Work instructions: Transcribe each line of the material as it is, and drop any picture.

Available data:
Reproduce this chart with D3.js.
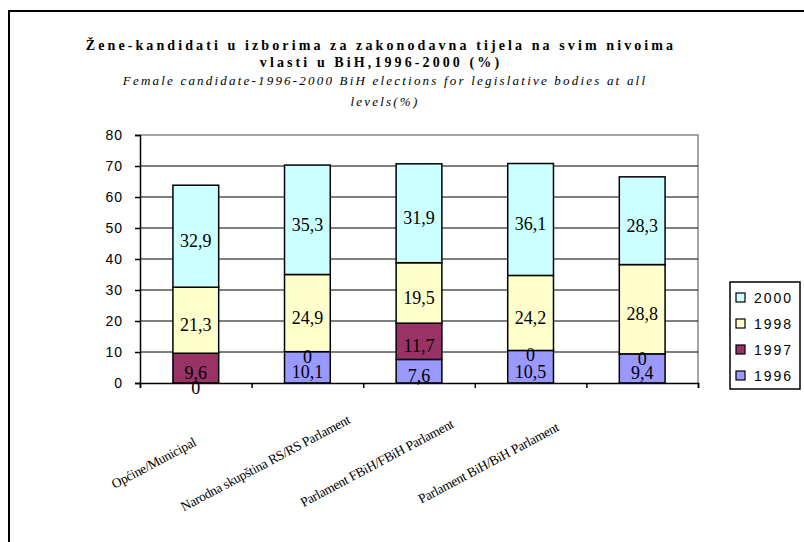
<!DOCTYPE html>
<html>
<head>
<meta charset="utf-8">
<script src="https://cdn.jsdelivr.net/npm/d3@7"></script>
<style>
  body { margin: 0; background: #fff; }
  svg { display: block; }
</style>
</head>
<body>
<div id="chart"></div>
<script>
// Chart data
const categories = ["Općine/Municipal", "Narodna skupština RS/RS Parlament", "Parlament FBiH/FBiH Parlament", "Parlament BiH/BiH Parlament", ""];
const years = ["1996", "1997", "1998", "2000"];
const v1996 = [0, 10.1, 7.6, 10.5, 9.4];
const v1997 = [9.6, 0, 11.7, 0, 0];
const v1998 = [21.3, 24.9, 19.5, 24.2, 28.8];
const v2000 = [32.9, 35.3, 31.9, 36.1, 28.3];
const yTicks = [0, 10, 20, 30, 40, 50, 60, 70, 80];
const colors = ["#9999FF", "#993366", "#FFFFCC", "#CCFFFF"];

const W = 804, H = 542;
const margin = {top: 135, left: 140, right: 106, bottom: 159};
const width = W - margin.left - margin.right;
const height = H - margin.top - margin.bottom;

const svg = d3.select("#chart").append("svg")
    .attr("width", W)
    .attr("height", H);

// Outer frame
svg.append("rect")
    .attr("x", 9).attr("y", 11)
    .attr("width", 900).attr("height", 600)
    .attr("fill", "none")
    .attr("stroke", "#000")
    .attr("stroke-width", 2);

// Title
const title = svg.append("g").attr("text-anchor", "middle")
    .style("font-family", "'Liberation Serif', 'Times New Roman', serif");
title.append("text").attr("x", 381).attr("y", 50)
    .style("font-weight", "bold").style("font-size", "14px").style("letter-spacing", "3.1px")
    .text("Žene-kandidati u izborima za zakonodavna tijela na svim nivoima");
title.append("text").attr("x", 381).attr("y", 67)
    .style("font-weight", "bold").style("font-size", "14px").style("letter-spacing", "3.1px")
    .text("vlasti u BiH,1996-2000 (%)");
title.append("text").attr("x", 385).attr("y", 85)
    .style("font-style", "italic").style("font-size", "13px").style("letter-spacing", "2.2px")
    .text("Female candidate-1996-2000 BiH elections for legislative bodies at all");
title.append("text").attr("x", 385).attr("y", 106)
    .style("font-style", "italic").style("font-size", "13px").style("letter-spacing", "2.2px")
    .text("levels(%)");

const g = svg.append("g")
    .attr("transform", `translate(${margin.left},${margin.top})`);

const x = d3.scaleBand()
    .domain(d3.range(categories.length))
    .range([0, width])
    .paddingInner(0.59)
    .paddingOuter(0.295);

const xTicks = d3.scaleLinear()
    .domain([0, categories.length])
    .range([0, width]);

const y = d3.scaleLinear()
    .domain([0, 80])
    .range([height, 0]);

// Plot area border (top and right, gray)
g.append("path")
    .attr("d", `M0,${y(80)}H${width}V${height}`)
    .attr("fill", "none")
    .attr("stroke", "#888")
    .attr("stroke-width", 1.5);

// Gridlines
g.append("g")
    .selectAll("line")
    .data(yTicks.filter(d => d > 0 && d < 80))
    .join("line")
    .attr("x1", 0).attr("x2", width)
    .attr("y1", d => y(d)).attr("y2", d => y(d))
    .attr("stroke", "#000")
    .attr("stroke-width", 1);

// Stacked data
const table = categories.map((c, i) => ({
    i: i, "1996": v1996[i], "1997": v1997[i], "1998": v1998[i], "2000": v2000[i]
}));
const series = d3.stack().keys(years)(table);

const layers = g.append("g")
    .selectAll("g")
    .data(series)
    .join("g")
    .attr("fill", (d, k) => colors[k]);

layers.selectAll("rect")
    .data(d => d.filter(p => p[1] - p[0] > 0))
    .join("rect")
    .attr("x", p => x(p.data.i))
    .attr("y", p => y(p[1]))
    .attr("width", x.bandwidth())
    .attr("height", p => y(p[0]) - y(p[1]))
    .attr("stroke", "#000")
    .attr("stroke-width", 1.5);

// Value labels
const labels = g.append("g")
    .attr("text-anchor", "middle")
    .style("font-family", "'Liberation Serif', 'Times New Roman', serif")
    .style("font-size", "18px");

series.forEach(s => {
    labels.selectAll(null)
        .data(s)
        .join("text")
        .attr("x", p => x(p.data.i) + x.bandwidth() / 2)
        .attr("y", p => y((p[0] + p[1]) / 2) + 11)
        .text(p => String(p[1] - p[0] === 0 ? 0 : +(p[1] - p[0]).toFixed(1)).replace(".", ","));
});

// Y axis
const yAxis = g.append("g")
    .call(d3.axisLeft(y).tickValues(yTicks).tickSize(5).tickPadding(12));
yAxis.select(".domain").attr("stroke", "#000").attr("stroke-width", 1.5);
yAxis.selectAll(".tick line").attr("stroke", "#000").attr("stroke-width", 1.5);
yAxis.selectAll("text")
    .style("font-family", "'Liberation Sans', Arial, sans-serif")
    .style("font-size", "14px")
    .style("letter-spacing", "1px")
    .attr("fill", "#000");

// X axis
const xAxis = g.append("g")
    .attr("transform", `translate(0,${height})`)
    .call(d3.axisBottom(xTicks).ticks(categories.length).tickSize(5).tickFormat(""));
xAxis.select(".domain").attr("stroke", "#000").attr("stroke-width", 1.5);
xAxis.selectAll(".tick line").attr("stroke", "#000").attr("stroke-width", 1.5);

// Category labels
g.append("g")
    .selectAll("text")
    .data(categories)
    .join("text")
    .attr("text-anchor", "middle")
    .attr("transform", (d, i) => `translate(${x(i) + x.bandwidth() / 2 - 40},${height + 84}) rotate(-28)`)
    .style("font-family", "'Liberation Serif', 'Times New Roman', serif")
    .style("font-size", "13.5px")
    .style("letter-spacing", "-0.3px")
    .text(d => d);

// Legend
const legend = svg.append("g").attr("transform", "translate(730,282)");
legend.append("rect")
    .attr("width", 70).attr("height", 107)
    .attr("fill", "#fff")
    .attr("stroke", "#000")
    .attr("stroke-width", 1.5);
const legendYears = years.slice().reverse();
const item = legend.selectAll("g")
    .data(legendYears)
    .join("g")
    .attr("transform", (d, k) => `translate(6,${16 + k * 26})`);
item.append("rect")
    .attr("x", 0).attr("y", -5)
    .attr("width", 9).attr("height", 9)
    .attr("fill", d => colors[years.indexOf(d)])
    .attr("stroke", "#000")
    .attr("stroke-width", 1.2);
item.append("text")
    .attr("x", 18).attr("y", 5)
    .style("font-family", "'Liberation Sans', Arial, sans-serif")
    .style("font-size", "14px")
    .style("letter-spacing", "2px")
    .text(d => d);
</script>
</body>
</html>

Response:
Reproduce this chart with D3.js.
<!DOCTYPE html>
<html>
<head>
<meta charset="utf-8">
<script src="https://cdn.jsdelivr.net/npm/d3@7"></script>
<style>
  body { margin: 0; background: #fff; }
  svg { display: block; }
</style>
</head>
<body>
<div id="chart"></div>
<script>
// Chart data
const categories = ["Općine/Municipal", "Narodna skupština RS/RS Parlament", "Parlament FBiH/FBiH Parlament", "Parlament BiH/BiH Parlament", ""];
const years = ["1996", "1997", "1998", "2000"];
const v1996 = [0, 10.1, 7.6, 10.5, 9.4];
const v1997 = [9.6, 0, 11.7, 0, 0];
const v1998 = [21.3, 24.9, 19.5, 24.2, 28.8];
const v2000 = [32.9, 35.3, 31.9, 36.1, 28.3];
const yTicks = [0, 10, 20, 30, 40, 50, 60, 70, 80];
const colors = ["#9999FF", "#993366", "#FFFFCC", "#CCFFFF"];

const W = 804, H = 542;
const margin = {top: 135, left: 140, right: 106, bottom: 159};
const width = W - margin.left - margin.right;
const height = H - margin.top - margin.bottom;

const svg = d3.select("#chart").append("svg")
    .attr("width", W)
    .attr("height", H);

// Outer frame
svg.append("rect")
    .attr("x", 9).attr("y", 11)
    .attr("width", 900).attr("height", 600)
    .attr("fill", "none")
    .attr("stroke", "#000")
    .attr("stroke-width", 2);

// Title
const title = svg.append("g").attr("text-anchor", "middle")
    .style("font-family", "'Liberation Serif', 'Times New Roman', serif");
title.append("text").attr("x", 381).attr("y", 50)
    .style("font-weight", "bold").style("font-size", "14px").style("letter-spacing", "3.1px")
    .text("Žene-kandidati u izborima za zakonodavna tijela na svim nivoima");
title.append("text").attr("x", 381).attr("y", 67)
    .style("font-weight", "bold").style("font-size", "14px").style("letter-spacing", "3.1px")
    .text("vlasti u BiH,1996-2000 (%)");
title.append("text").attr("x", 385).attr("y", 85)
    .style("font-style", "italic").style("font-size", "13px").style("letter-spacing", "2.2px")
    .text("Female candidate-1996-2000 BiH elections for legislative bodies at all");
title.append("text").attr("x", 385).attr("y", 106)
    .style("font-style", "italic").style("font-size", "13px").style("letter-spacing", "2.2px")
    .text("levels(%)");

const g = svg.append("g")
    .attr("transform", `translate(${margin.left},${margin.top})`);

const x = d3.scaleBand()
    .domain(d3.range(categories.length))
    .range([0, width])
    .paddingInner(0.59)
    .paddingOuter(0.295);

const xTicks = d3.scaleLinear()
    .domain([0, categories.length])
    .range([0, width]);

const y = d3.scaleLinear()
    .domain([0, 80])
    .range([height, 0]);

// Plot area border (top and right, gray)
g.append("path")
    .attr("d", `M0,${y(80)}H${width}V${height}`)
    .attr("fill", "none")
    .attr("stroke", "#888")
    .attr("stroke-width", 1.5);

// Gridlines
g.append("g")
    .selectAll("line")
    .data(yTicks.filter(d => d > 0 && d < 80))
    .join("line")
    .attr("x1", 0).attr("x2", width)
    .attr("y1", d => y(d)).attr("y2", d => y(d))
    .attr("stroke", "#000")
    .attr("stroke-width", 1);

// Stacked data
const table = categories.map((c, i) => ({
    i: i, "1996": v1996[i], "1997": v1997[i], "1998": v1998[i], "2000": v2000[i]
}));
const series = d3.stack().keys(years)(table);

const layers = g.append("g")
    .selectAll("g")
    .data(series)
    .join("g")
    .attr("fill", (d, k) => colors[k]);

layers.selectAll("rect")
    .data(d => d.filter(p => p[1] - p[0] > 0))
    .join("rect")
    .attr("x", p => x(p.data.i))
    .attr("y", p => y(p[1]))
    .attr("width", x.bandwidth())
    .attr("height", p => y(p[0]) - y(p[1]))
    .attr("stroke", "#000")
    .attr("stroke-width", 1.5);

// Value labels
const labels = g.append("g")
    .attr("text-anchor", "middle")
    .style("font-family", "'Liberation Serif', 'Times New Roman', serif")
    .style("font-size", "18px");

series.forEach(s => {
    labels.selectAll(null)
        .data(s)
        .join("text")
        .attr("x", p => x(p.data.i) + x.bandwidth() / 2)
        .attr("y", p => y((p[0] + p[1]) / 2) + 11)
        .text(p => String(p[1] - p[0] === 0 ? 0 : +(p[1] - p[0]).toFixed(1)).replace(".", ","));
});

// Y axis
const yAxis = g.append("g")
    .call(d3.axisLeft(y).tickValues(yTicks).tickSize(5).tickPadding(12));
yAxis.select(".domain").attr("stroke", "#000").attr("stroke-width", 1.5);
yAxis.selectAll(".tick line").attr("stroke", "#000").attr("stroke-width", 1.5);
yAxis.selectAll("text")
    .style("font-family", "'Liberation Sans', Arial, sans-serif")
    .style("font-size", "14px")
    .style("letter-spacing", "1px")
    .attr("fill", "#000");

// X axis
const xAxis = g.append("g")
    .attr("transform", `translate(0,${height})`)
    .call(d3.axisBottom(xTicks).ticks(categories.length).tickSize(5).tickFormat(""));
xAxis.select(".domain").attr("stroke", "#000").attr("stroke-width", 1.5);
xAxis.selectAll(".tick line").attr("stroke", "#000").attr("stroke-width", 1.5);

// Category labels
g.append("g")
    .selectAll("text")
    .data(categories)
    .join("text")
    .attr("text-anchor", "middle")
    .attr("transform", (d, i) => `translate(${x(i) + x.bandwidth() / 2 - 40},${height + 84}) rotate(-28)`)
    .style("font-family", "'Liberation Serif', 'Times New Roman', serif")
    .style("font-size", "13.5px")
    .style("letter-spacing", "-0.3px")
    .text(d => d);

// Legend
const legend = svg.append("g").attr("transform", "translate(730,282)");
legend.append("rect")
    .attr("width", 70).attr("height", 107)
    .attr("fill", "#fff")
    .attr("stroke", "#000")
    .attr("stroke-width", 1.5);
const legendYears = years.slice().reverse();
const item = legend.selectAll("g")
    .data(legendYears)
    .join("g")
    .attr("transform", (d, k) => `translate(6,${16 + k * 26})`);
item.append("rect")
    .attr("x", 0).attr("y", -5)
    .attr("width", 9).attr("height", 9)
    .attr("fill", d => colors[years.indexOf(d)])
    .attr("stroke", "#000")
    .attr("stroke-width", 1.2);
item.append("text")
    .attr("x", 18).attr("y", 5)
    .style("font-family", "'Liberation Sans', Arial, sans-serif")
    .style("font-size", "14px")
    .style("letter-spacing", "2px")
    .text(d => d);
</script>
</body>
</html>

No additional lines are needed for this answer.